- Occupation: Historian

Academic background
- Education: Harvard University (PhD)

Academic work
- Discipline: History
- Sub-discipline: History of Japan
- Institutions: Duke University Harvard University
- Notable works: A Modern History of Japan: From Tokugawa Times to the Present

= Andrew Gordon (historian) =

American historian

Andrew Gordon is an American Japanologist who is a scholar of modern Japanese history. He is a Lee and Juliet Folger Fund Professor of History at Harvard University and former chair of the Department of History there from 2004 to 2007. He was Director of the Edwin O. Reischauer Institute of Japanese Studies from 1998 through 2004 and again from 2010 through 2011. From 2016 to 2017, Gordon was the acting director of the Harvard University Asia Center. Additionally, as of 2020, he was the director of the Japan Disasters Digital Archive, a catalog and search engine for archived digital material relating to the 2011 Tōhoku earthquake and tsunami.

Gordon completed his PhD in History and East Asian Languages at Harvard University in 1981. Following the completion of his graduate studies he has taught history at both Duke University and at Harvard. He is one of the leading experts on Japanese labor history but has lately shifted to other fields. Gordon's 2003 A Modern History of Japan is now one of the standard textbooks on the topic and has been translated into Japanese. A revised edition of the work was released in 2009. Gordon has more recently been engaged in research on the history of the sewing machine and the making of the modern consumer in 20th century Japan.

In October 2020, the National Institutes for the Humanities of Japan (NIHU) awarded Gordon the 2020 International Prize for Japanese Studies.

==Honors==
- 2025 – Distinguished Annual Lecturer, Modern Japan History Association
- 2020 – National Institute of Humanities International Prize in Japanese Studies
- 2014 – elected to the American Academy of Arts and Sciences
- 1992 – John King Fairbank Prize for Labor and Imperial Democracy in Prewar Japan

==Selected works==
In a statistical overview derived from writings by and about Andrew Gordon, OCLC/WorldCat encompasses roughly 30 works in 90+ publications in five languages and 6,000+ library holdings.

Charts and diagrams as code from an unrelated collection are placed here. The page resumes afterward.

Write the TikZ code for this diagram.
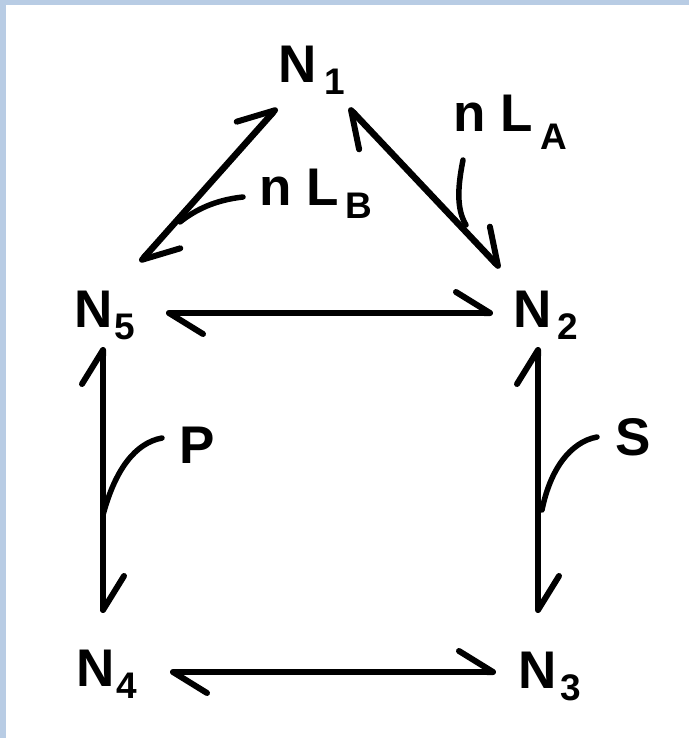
\documentclass[tikz,border=0pt]{standalone}
\usepackage{fontspec}
\setmainfont{Liberation Sans}
\usetikzlibrary{arrows.meta}
\definecolor{frameblue}{RGB}{184,204,228}
\newcommand{\bigf}{\fontsize{53}{53}\selectfont\bfseries}
\newcommand{\subf}{\fontsize{37}{37}\selectfont\bfseries}
\newcommand{\spc}[3]{#1\kern#3pt\raisebox{-12pt}{\subf #2}}
\begin{document}
\begin{tikzpicture}[x=1pt,y=-1pt,
  lab/.style={inner sep=0pt, anchor=base west, font=\bigf},
  barb/.tip={Straight Barb[harpoon,length=34pt,width=42pt,line width=6pt,round]},
  react/.style={line width=6.5pt, line cap=round, line join=round, barb-barb},
  ptr/.style={line width=5.5pt, line cap=round}]
\useasboundingbox (0,0) rectangle (689,738);
\fill[frameblue] (0,0) rectangle (689,738);
\fill[white] (6,5) rectangle (689,738);
% nodes
\node[lab] (N1) at (278,83) {\spc{N}{1}{8}};
\node[lab] (N5) at (74,327) {\spc{N}{5}{2}};
\node[lab] (N2) at (513,327) {\spc{N}{2}{6}};
\node[lab] (N4) at (76,686) {\spc{N}{4}{2}};
\node[lab] (N3) at (518,688) {\spc{N}{3}{4}};
\node[lab] (LA) at (453,132) {n L\kern8pt\raisebox{-18pt}{\subf A}};
\node[lab] (LB) at (259,205) {n L\kern7pt\raisebox{-13pt}{\subf B}};
\node[lab] (P) at (179,463) {P};
\node[lab] (S) at (615,455) {S};
% connector ends
\coordinate (a51) at (140,262); \coordinate (a15) at (277,108);
\coordinate (a21) at (500,268); \coordinate (a12) at (349,108);
\coordinate (a52) at (166,313); \coordinate (a25) at (493,313);
\coordinate (a54) at (103,347); \coordinate (a45) at (103,613);
\coordinate (a23) at (538,347); \coordinate (a32) at (538,613);
\coordinate (a43) at (170,672); \coordinate (a34) at (496,672);
\draw[react] (a51) -- (a15);
\draw[react] (a21) -- (a12);
\draw[react] (a52) -- (a25);
\draw[react] (a54) -- (a45);
\draw[react] (a23) -- (a32);
\draw[react] (a43) -- (a34);
% pointers
\coordinate (pA) at (463,160); \coordinate (qA) at (466,225);
\coordinate (pB) at (243,197); \coordinate (qB) at (180,222);
\coordinate (pP) at (162,438); \coordinate (qP) at (103,515);
\coordinate (pS) at (597,437); \coordinate (qS) at (542,510);
\draw[ptr] (pA) .. controls (457,190) and (457,210) .. (qA);
\draw[ptr] (pB) .. controls (215,200) and (195,210) .. (qB);
\draw[ptr] (pP) .. controls (135,443) and (115,470) .. (qP);
\draw[ptr] (pS) .. controls (570,442) and (550,470) .. (qS);
\end{tikzpicture}
\end{document}
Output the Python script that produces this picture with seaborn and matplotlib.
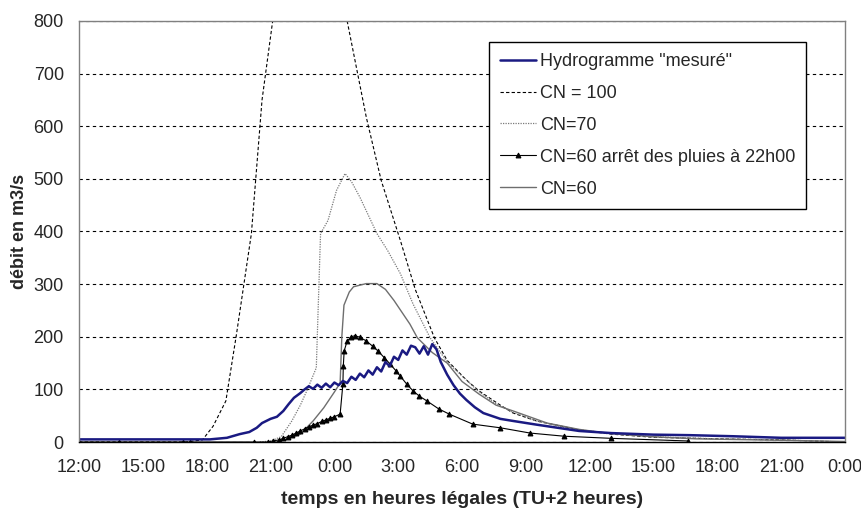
import numpy as np
import pandas as pd
import matplotlib
matplotlib.use("Agg")
import matplotlib.pyplot as plt
import seaborn as sns

# hours counted from 12:00 on the first day
tick_hours = list(range(0, 37, 3))
tick_labels = ["12:00", "15:00", "18:00", "21:00", "0:00", "3:00", "6:00",
               "9:00", "12:00", "15:00", "18:00", "21:00", "0:00"]
y_ticks = list(range(0, 801, 100))

meas_h = [0, 3, 5, 6.15, 6.95, 7.55, 8.0, 8.35, 8.6, 9.0, 9.3, 9.6, 9.85, 10.1,
          10.4, 10.6, 10.8, 11.0, 11.2, 11.4, 11.6, 11.8, 12.0, 12.2, 12.4, 12.6,
          12.8, 13.0, 13.2, 13.4, 13.6, 13.8, 14.0, 14.2, 14.4, 14.6, 14.8, 15.0,
          15.2, 15.4, 15.6, 15.8, 16.0, 16.2, 16.4, 16.6, 16.8, 17.0, 17.3, 17.6,
          17.9, 18.2, 18.6, 19.0, 19.8, 20.4, 21.5, 23.5, 25.0, 27.0, 28.7, 30.7,
          33.0, 36.0]
meas_v = [5, 5, 5, 5, 8, 15, 19, 27, 36, 44, 48, 59, 72, 84,
          93, 100, 106, 101, 109, 103, 111, 104, 113, 108, 116, 112,
          124, 118, 130, 123, 136, 128, 142, 134, 152, 144, 162, 156,
          174, 166, 183, 180, 168, 182, 166, 186, 176, 152, 128, 108,
          92, 80, 66, 55, 44, 40, 33, 21, 17, 14, 13, 11,
          8, 8]

cn100_h = [0, 5.0, 5.8, 6.3, 6.9, 7.4, 8.1, 8.6, 9.1, 10.0, 10.9, 11.8, 12.6,
           13.5, 14.2, 15.1, 15.8, 16.7, 17.3, 18.2, 18.8, 19.8, 20.4, 21.5,
           23.5, 25.0, 27.0, 30.0, 33.0, 36.0]
cn100_v = [0, 0, 4, 30, 78, 205, 396, 650, 800, 1000, 1100, 1000, 800,
           617, 497, 383, 290, 198, 155, 118, 97, 70, 55, 40,
           23, 15, 9, 6, 4, 0]

cn70_h = [8.5, 9.0, 9.5, 10.0, 10.4, 10.7, 11.15, 11.25, 11.35, 11.7, 12.1,
          12.5, 12.8, 13.2, 14.0, 14.5, 15.1, 15.7, 16.5, 17.3, 18.75, 19.5,
          20.4, 21.5, 23.0, 25.0, 27.0, 30.0, 33.0, 36.0]
cn70_v = [0, 2, 10, 40, 70, 97, 141, 269, 396, 421, 478,
          510, 495, 465, 396, 364, 320, 262, 198, 152, 97, 75,
          56, 40, 26, 16, 10, 6, 4, 0]

cn60_stop_h = [0, 1.9, 4.9, 5.2, 8.2, 8.9, 9.1, 9.4, 9.6, 9.8, 10.0, 10.2,
               10.4, 10.6, 10.8, 11.0, 11.2, 11.4, 11.6, 11.8, 12.0, 12.27,
               12.4, 12.42, 12.46, 12.6, 12.8, 12.97, 13.2, 13.5, 13.8, 14.05,
               14.35, 14.6, 14.9, 15.1, 15.4, 15.7, 16.0, 16.35, 16.9, 17.4,
               18.5, 19.8, 21.2, 22.8, 25.0, 28.6]
cn60_stop_v = [0, 0, 0, 0, 0, 0, 2, 4, 7, 10, 13, 17,
               21, 25, 29, 32, 35, 39, 42, 45, 48, 53,
               110, 145, 173, 192, 200, 202, 199, 192, 182, 173,
               160, 149, 135, 125, 110, 97, 87, 78, 63, 53,
               34, 27, 17, 11, 7, 2]

cn60_h = [9.1, 9.6, 10.4, 11.0, 11.5, 12.0, 12.27, 12.35, 12.45, 12.7, 12.9,
          13.5, 14.0, 14.4, 14.8, 15.2, 15.55, 15.9, 16.6, 17.3, 18.0, 18.8,
          19.6, 20.4, 22.0, 23.5, 25.0, 27.0, 29.0, 32.0, 36.0]
cn60_v = [0, 3, 15, 40, 65, 95, 112, 200, 260, 285, 295,
          301, 301, 290, 269, 245, 224, 198, 170, 150, 115, 91,
          70, 59, 36, 24, 16, 10, 6, 4, 1]

sns.set_style("white")
plt.rcParams["font.family"] = ["Liberation Sans", "DejaVu Sans"]

fig = plt.figure(figsize=(8.61, 5.11), dpi=100)
ax = fig.add_axes([0.0918, 0.135, 0.8897, 0.824])

sns.lineplot(x=cn100_h, y=cn100_v, ax=ax, color="black", linewidth=0.8,
             linestyle=(0, (3, 2)), label="CN = 100")
sns.lineplot(x=cn70_h, y=cn70_v, ax=ax, color="#7a7a7a", linewidth=0.9,
             linestyle=(0, (1, 1)), label="CN=70")
sns.lineplot(x=cn60_h, y=cn60_v, ax=ax, color="#6e6e6e", linewidth=1.0,
             label="CN=60")
sns.lineplot(x=cn60_stop_h, y=cn60_stop_v, ax=ax, color="black", linewidth=0.8,
             marker="^", markersize=3.5, markeredgecolor="black",
             label="CN=60 arrêt des pluies à 22h00")
sns.lineplot(x=meas_h, y=meas_v, ax=ax, color="#1a1a82", linewidth=1.8,
             label='Hydrogramme "mesuré"')

ax.set_xlim(0, 36)
ax.set_ylim(0, 800)
ax.set_xticks(tick_hours)
ax.set_xticklabels(tick_labels)
ax.set_yticks(y_ticks)
ax.tick_params(axis="both", labelsize=13, length=4, width=0.8,
               direction="out", color="black", pad=7)
ax.tick_params(axis="x", pad=8)

ax.yaxis.grid(True, color="black", linestyle=(0, (3, 3)), linewidth=0.8)
ax.xaxis.grid(False)
for side in ["top", "right", "left"]:
    ax.spines[side].set_color("#808080")
    ax.spines[side].set_linewidth(1.0)
ax.spines["bottom"].set_color("black")
ax.spines["bottom"].set_linewidth(1.0)
for s in ax.spines.values():
    s.set_zorder(3)

ax.set_xlabel("temps en heures légales (TU+2 heures)", fontsize=14,
              fontweight="bold", labelpad=11)
ax.set_ylabel("débit en m3/s", fontsize=13, fontweight="bold", labelpad=4)

handles, labels = ax.get_legend_handles_labels()
order = ['Hydrogramme "mesuré"', "CN = 100", "CN=70",
         "CN=60 arrêt des pluies à 22h00", "CN=60"]
hmap = dict(zip(labels, handles))
leg = ax.legend([hmap[k] for k in order], order, loc="upper right",
                bbox_to_anchor=(0.949, 0.95), fontsize=13, frameon=True,
                fancybox=False, edgecolor="black", framealpha=1,
                labelspacing=0.83, handlelength=2.0, handletextpad=0.2,
                borderpad=0.6, borderaxespad=0)
leg.get_frame().set_linewidth(1.0)

fig.savefig("out.png", dpi=100)
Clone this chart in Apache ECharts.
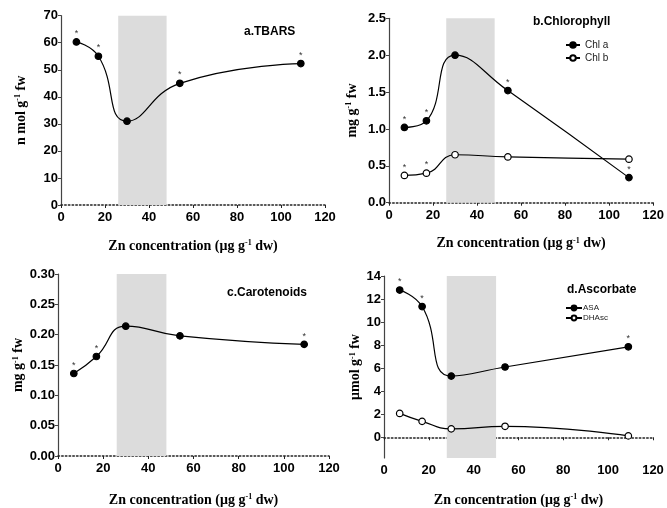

- A Modern History of Japan: From Tokugawa Times to the Present (Fourth Edition). (2019)
- Fabricating Consumers: The Sewing Machine in Modern Japan. (2011)
- Nihonjin ga shiranai Matsuzaka mejaa kakumei (Matsuzaka's Unknown Major League Revolution) Asahi shinsho (2007)
- A Modern History of Japan: From Tokugawa Times to the Present. (2003)
- The Wages of Affluence: Labor and Management in Postwar Japan. (1998)
- Postwar Japan as History (ed). (1993) ISBN 0-520-07475-0.
- Labor and Imperial Democracy in Prewar Japan. (1992)
- The Evolution of Labor Relations in Japan: Heavy Industry, 1853–1955. (1985) ISBN 0-674-27130-0.